We have a small 2 host HA cluster running 5.1. We have several vSwitches (management, VM Network, iSCSI) each with 2 pNICs assigned with the pNICs being spread across different physical cards in the host.
Host Admission is disabled and Host Isolation is set to "Leave Powered On".
Yesterday it seems one of the cards freaked out resulting in each vSwitch losing redundancy.
At the time that this happened every VM on the host which had the problem logged an event along the lines of:
20/04/2013 16:06:56, vSphere HA unsuccessfully failed over vmname on vsphere1.domain.co.uk in cluster vsphere cluster in companyname. vSphere HA will retry if the maximum number of attempts has not been exceeded.

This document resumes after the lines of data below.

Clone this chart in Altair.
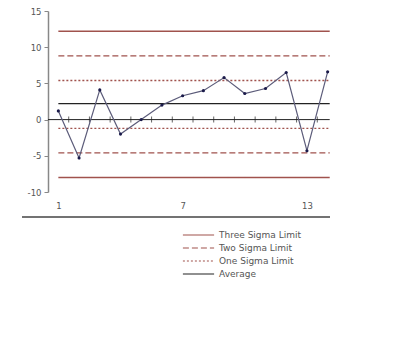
import altair as alt
import pandas as pd

# ---- data ----
samples = list(range(1, 15))
values = [1.2, -5.3, 4.1, -2.0, 0.0, 2.0, 3.3, 4.0, 5.8, 3.6, 4.3, 6.5, -4.3, 6.6]

limit_names = ["Three Sigma Limit", "Three Sigma Limit", "Two Sigma Limit", "Two Sigma Limit",
               "One Sigma Limit", "One Sigma Limit", "Average"]
limit_values = [12.2, -8.0, 8.8, -4.6, 5.4, -1.2, 2.2]
legend_order = ["Three Sigma Limit", "Two Sigma Limit", "One Sigma Limit", "Average"]
legend_colors = ["#a0524d", "#a0524d", "#a0524d", "#222222"]
legend_dashes = [[1, 0], [6, 3], [2, 2], [1, 0]]

x_labels = [1, 7, 13]
y_ticks = [-10, -5, 0, 5, 10, 15]
boundaries = [1.5, 2.5, 3.5, 4.5, 5.5, 6.5, 7.5, 8.5, 9.5, 10.5, 11.5, 12.5, 13.5]

pts = pd.DataFrame({"x": samples, "y": values})
lim = pd.DataFrame({"name": limit_names, "y": limit_values, "x": 1.0, "x2": 14.1})
zero = pd.DataFrame({"y": [0.0], "x": [0.5], "x2": [14.1]})
ticks = pd.DataFrame({"x": boundaries, "y": 0.0})

xs = alt.Scale(domain=[0.5, 14.5], nice=False, zero=False)
ys = alt.Scale(domain=[-10, 15], nice=False, zero=False)

xaxis = alt.Axis(values=x_labels, domain=False, ticks=False, grid=False, title=None,
                 labelPadding=9, labelFontSize=8.5, labelColor="#555555", labelFont="DejaVu Sans")
yaxis = alt.Axis(values=y_ticks, grid=False, title=None, domainColor="#888888", domainWidth=1.5,
                 tickColor="#888888", tickSize=4, labelPadding=3, labelFontSize=8.5,
                 labelOverlap=False, labelExpr="'' + datum.value",
                 labelColor="#555555", labelFont="DejaVu Sans")

X = alt.X("x:Q", scale=xs, axis=xaxis)
Y = alt.Y("y:Q", scale=ys, axis=yaxis)

limits = alt.Chart(lim).mark_rule(strokeWidth=1.3).encode(
    x=X, x2="x2:Q", y=Y,
    color=alt.Color("name:N", scale=alt.Scale(domain=legend_order, range=legend_colors),
                    legend=alt.Legend(title=None, orient="none", legendX=145.5, legendY=219,
                                      symbolType="M-3.9,0H3.9", symbolSize=64, symbolStrokeWidth=1.2,
                                      rowPadding=3, labelFontSize=9, labelFont="DejaVu Sans",
                                      labelColor="#555555", labelOffset=15.5, padding=0)),
    strokeDash=alt.StrokeDash("name:N", scale=alt.Scale(domain=legend_order, range=legend_dashes),
                              legend=None),
)

zero_line = alt.Chart(zero).mark_rule(color="#222222", strokeWidth=1).encode(
    x=X, x2="x2:Q", y=Y
)

tick_marks = alt.Chart(ticks).mark_tick(color="#222222", orient="vertical", size=6, thickness=1).encode(
    x=X, y=Y
)

line = alt.Chart(pts).mark_line(color="#5c5c7a", strokeWidth=1.2).encode(x=X, y=Y)
dots = alt.Chart(pts).mark_point(filled=True, color="#1a1a4a", size=10, opacity=1).encode(x=X, y=Y)

sep = alt.Chart(pd.DataFrame({"a": [0]})).mark_rule(color="#444444", strokeWidth=1.3).encode(
    x=alt.value(-26), x2=alt.value(282), y=alt.value(206)
)

chart = alt.layer(limits, zero_line, tick_marks, line, dots, sep).properties(
    width=290, height=181,
    autosize=alt.AutoSizeParams(type="none"),
    padding={"left": 48, "top": 11, "right": 78, "bottom": 153},
).configure(background="white").configure_view(stroke=None)

chart.save("out.html", embed_options={"renderer": "svg", "actions": False})
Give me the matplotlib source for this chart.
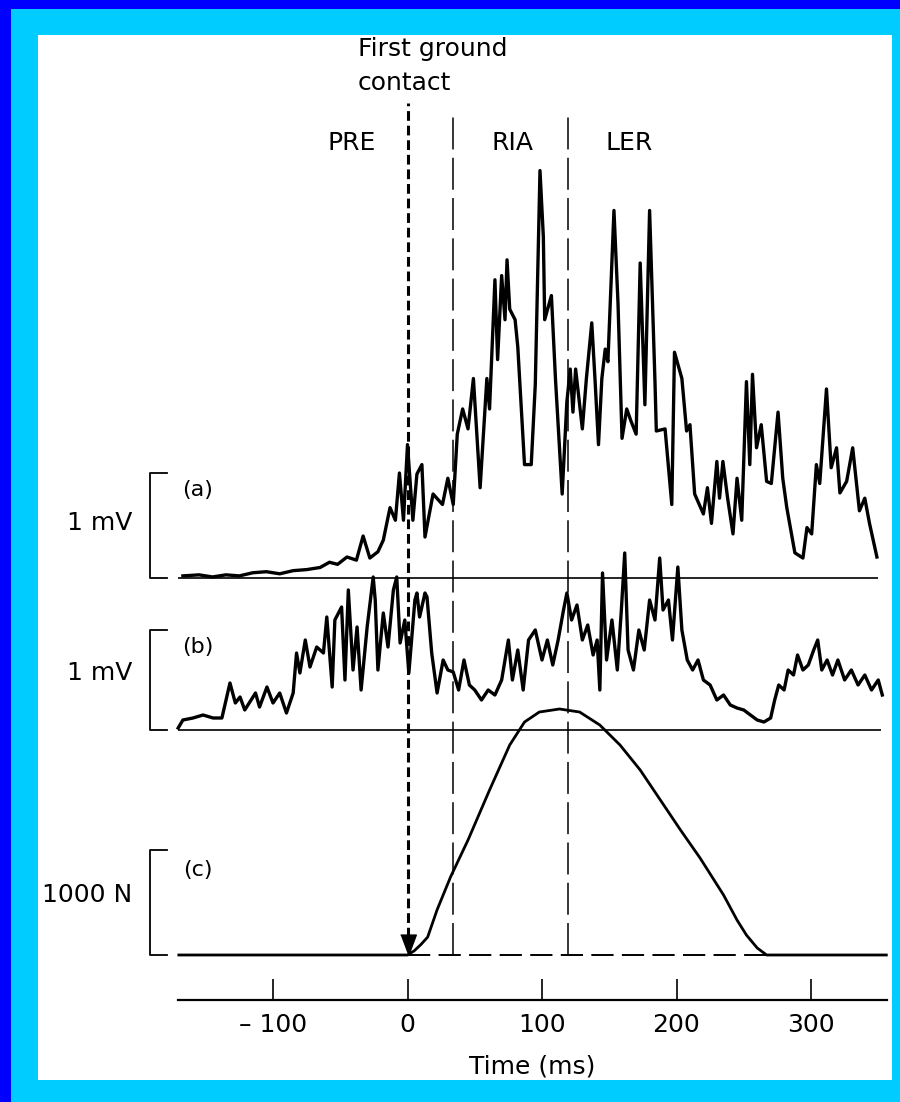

Reason: The operation is not allowed in the current state.
Now, what I can't determine entirely from the events logged, but what I think happened is:
- Physical NIC freaked Out
- vSwitches lost redundancy
- Management Network and Datastore networks presumably lost some sort of heartbeat which forced HA to try to kick in
- iSCSI vSwitch was still functional (MPIO failover) and datastores were accessible so the VM's were running on the host so HA on the other host couldn't fail them over because they were running and had locks on the VM files.
Does this sound like a reasonable interpretation of events?